Мне сейчас хорошо оттого, что темнеет рано.
В темноте как-то лучше затягивается рана.
И простиранные бинты не пугают взора,
и не видно пальцев, подрагивающих от позора
оставляя нетронутым белый флаг на столе покорном.
Видно тот небожитель теперь полагает спорным
верность адреса, по которому бисер катился...
Я пытался собрать, сплести - но узор не случился.
В полумраке легко допридумывать эти картинки,
под рулады дождя, что мой мозг заварил как чаинки,
и отвар через кончики пальцев сочится некстати...
В моей стариковски кряхтящей кровати
не зачать холодеющим лбом ни тепла, ни покоя
с похотливо-плебейской неправильною зимою.
Хорошо, что сейчас некому отозваться.
Что кулак может беспрепятственно разжиматься.
Оседает на стуле снегом весенним в овраге
моё существо, кренящееся к бумаге.
Говорить себе правду даже не страшно - тяжко,
сигарету сжигая мучительною затяжкой,
горький шёпот чужой каюты пустив за ворот,
передёргиваясь от озноба при слове "город".
Что ж, сударь мой, пора подводить итоги.
И пускай слепую слезу утирают боги,
как отец, внезапно узревший дебильность чада,
находящий себе утешеньице в виде "так надо".
Так не надо. Но кто же ответит на самом деле
мне, забывшему про часы и про дни недели,
про солёный снег, скороспелость души износа,
большинство из слов, да и самую суть вопроса?
Скулежом щенячьим, с каким умирают от чумки,
прозвенит колокольчик на донце сердечной сумки,
хрустнет ампула запустив холодок прозрения
по истёртой вене. Здравствуй, моё старение.
Здравствуй. (И оглянулся, словно над ухом
звякнула по косе мусатом старуха.
И покосившись на струи дождя - чтоб вам пусто! -
продолжу, с самоотверженностью мангуста.)
Что ж. Я бывал целёхонек. Был распорот.
Из забывших меня вряд ли можно составить город.
А из тех, кого я позабыл, населить планету
не составит труда... Я носился щенком по свету
не обойдя душой ни гордыни, ни чванства,
не обойдя словоблудием раблезианства.
Правда колет зрачки, точно смотришь в куски кварцита
как баран, коему внове ворота Коцита.
Мне всегда казалось, что в лампочке ужас пыли.
Что тоскливее нет выражения: "Мы любили".
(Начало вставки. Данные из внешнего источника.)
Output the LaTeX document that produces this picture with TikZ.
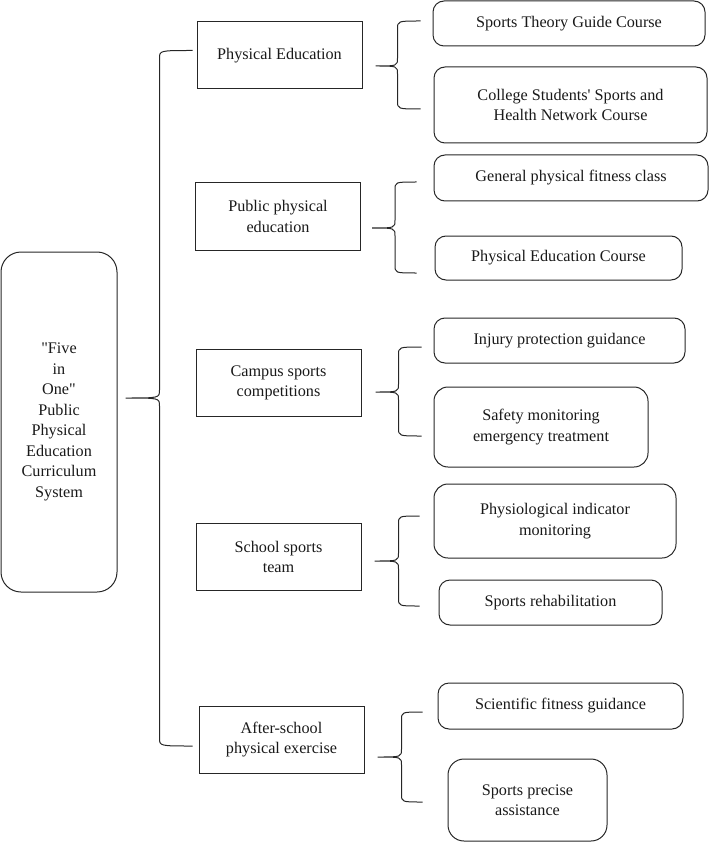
\documentclass[tikz,border=0pt]{standalone}
\usepackage{fontspec}
\setmainfont{Liberation Serif}
\usetikzlibrary{calc}

% llave: punta, extremo de arriba, extremo de abajo, desplazamiento del trazo vertical
\newcommand{\llave}[4]{%
  \draw[linea] let \p1=(#1), \p2=(#2), \p3=(#3) in
    (\p2) .. controls (\x1+#4,\y2) .. (\x1+#4,\y2-8pt)
    -- (\x1+#4,\y1+8pt) .. controls (\x1+#4,\y1) .. (\p1)
    .. controls (\x1+#4,\y1) .. (\x1+#4,\y1-8pt)
    -- (\x1+#4,\y3+8pt) .. controls (\x1+#4,\y3) .. (\p3);}

\begin{document}
\begin{tikzpicture}[x=1pt, y=-1pt,
    linea/.style={draw=black!85, line width=1pt},
    caja/.style={linea, text=black!90, align=center, inner sep=0pt,
                 font=\fontsize{16.2}{20.5}\selectfont},
    raiz/.style={caja, rounded corners=20pt, minimum width=116pt, minimum height=340pt},
    tema/.style={caja, minimum width=165pt, minimum height=67pt},
    hoja/.style={caja, rounded corners=11pt}]
  \useasboundingbox (0,0) rectangle (710,842);

  \node[raiz] (root) at (59,422)
    {\textquotedbl Five\\in\\One\textquotedbl\\Public\\Physical\\Education\\Curriculum\\System};

  % segundo nivel
  \node[tema] (pe)     at (279.5,55.5) {Physical Education};
  \node[tema] (public) at (278,216.5)  {Public physical\\education};
  \node[tema] (campus) at (278.5,383)  {Campus sports\\competitions};
  \node[tema] (team)   at (278.5,557)  {School sports\\team};
  \node[tema] (after)  at (281.5,739.5) {After-school\\physical exercise};

  % tercer nivel
  \node[hoja, minimum width=272pt, minimum height=45pt] (theory)  at (569,23.5) {Sports Theory Guide Course};
  \node[hoja, minimum width=273pt, minimum height=76pt] (network) at (570.5,105)
    {College Students\textquotesingle{} Sports and\\Health Network Course};
  \node[hoja, minimum width=274pt, minimum height=46pt] (fitness) at (571,178) {General physical fitness class};
  \node[hoja, minimum width=247pt, minimum height=44pt] (course)  at (558.5,258) {Physical Education Course};
  \node[hoja, minimum width=251pt, minimum height=45pt] (injury)  at (559.5,340.5) {Injury protection guidance};
  \node[hoja, minimum width=214pt, minimum height=80pt, rounded corners=14pt] (safety) at (541,427)
    {Safety monitoring\\emergency treatment};
  \node[hoja, minimum width=242pt, minimum height=74pt, rounded corners=14pt] (physio) at (555,521)
    {Physiological indicator\\monitoring};
  \node[hoja, minimum width=223pt, minimum height=45pt] (rehab)   at (550.5,602.5) {Sports rehabilitation};
  \node[hoja, minimum width=245pt, minimum height=46pt] (science) at (560.5,706) {Scientific fitness guidance};
  \node[hoja, minimum width=159pt, minimum height=82pt, rounded corners=16pt] (precise) at (527.5,800)
    {Sports precise\\assistance};

  % puntas y extremos de las llaves
  \coordinate (t0) at ($(root.east)+(8,-24)$);
  \coordinate (a0) at ($(pe.west)+(-4,-5)$);
  \coordinate (b0) at ($(after.west)+(-6,6.5)$);
  \coordinate (t1) at ($(pe.east)+(13,10.5)$);
  \coordinate (a1) at ($(theory.west)+(-12,-2.5)$);
  \coordinate (b1) at ($(network.west)+(-13,4)$);
  \coordinate (t2) at ($(public.east)+(11,11.5)$);
  \coordinate (a2) at ($(fitness.west)+(-17,4)$);
  \coordinate (b2) at ($(course.west)+(-18,15)$);
  \coordinate (t3) at ($(campus.east)+(14,9)$);
  \coordinate (a3) at ($(injury.west)+(-12,6.5)$);
  \coordinate (b3) at ($(safety.west)+(-12,9)$);
  \coordinate (t4) at ($(team.east)+(13,4)$);
  \coordinate (a4) at ($(physio.west)+(-14,-5)$);
  \coordinate (b4) at ($(rehab.west)+(-19,3.5)$);
  \coordinate (t5) at ($(after.east)+(13,17.5)$);
  \coordinate (a5) at ($(science.west)+(-15,6)$);
  \coordinate (b5) at ($(precise.west)+(-25,2)$);

  \llave{t0}{a0}{b0}{34pt}
  \llave{t1}{a1}{b1}{22pt}
  \llave{t2}{a2}{b2}{23pt}
  \llave{t3}{a3}{b3}{23pt}
  \llave{t4}{a4}{b4}{24pt}
  \llave{t5}{a5}{b5}{24pt}
\end{tikzpicture}
\end{document}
И не раз завидовал на похоронной тризне
тем, чья судьба оказалась длиннее жизни.
Но я так не нашёл момента закрыть заслонку
и привычный словесный блуд не проявит плёнку.
Хоть и лязгал уже затвором над ухом врач-гений,
исцелитель от tedium vitae, горбов и мигреней.
Может правда - я не человек, а времени свойство,
раздражающее роговицу просто устройство,
вопрошающее и взалкавшее, но слепое.
мне же страшно. Ты видишь? Я так и не знаю - кто я...
Кто я, Господи? Кто сотворил мою кровь, Ильмаринен,
кто в пряном запахе моих артерий повинен?
Сварена где моя кровь - в алхимическом тигле
под сводами, что ещё мараны воздвигли,
иль в котелке солдатском, в болотистой мари,
в двух дневных переходах от Лиинхамари?
Кто же я, Ткач? По крупинке неторопливо,
кто собрал мою желчь в караванах от Басры до Хивы
из верблюжьего гнева, гортанного "ин ша Алла",
из презрительного молчанья кривого металла?
Кто я, Господи? Глотка моя перекрыта бинтами
от порезов, от слов не имеющих общего с нами...
Затихает звоночек. Не складывается эклога.
Я - лишь пауза, перед прочтением эпилога.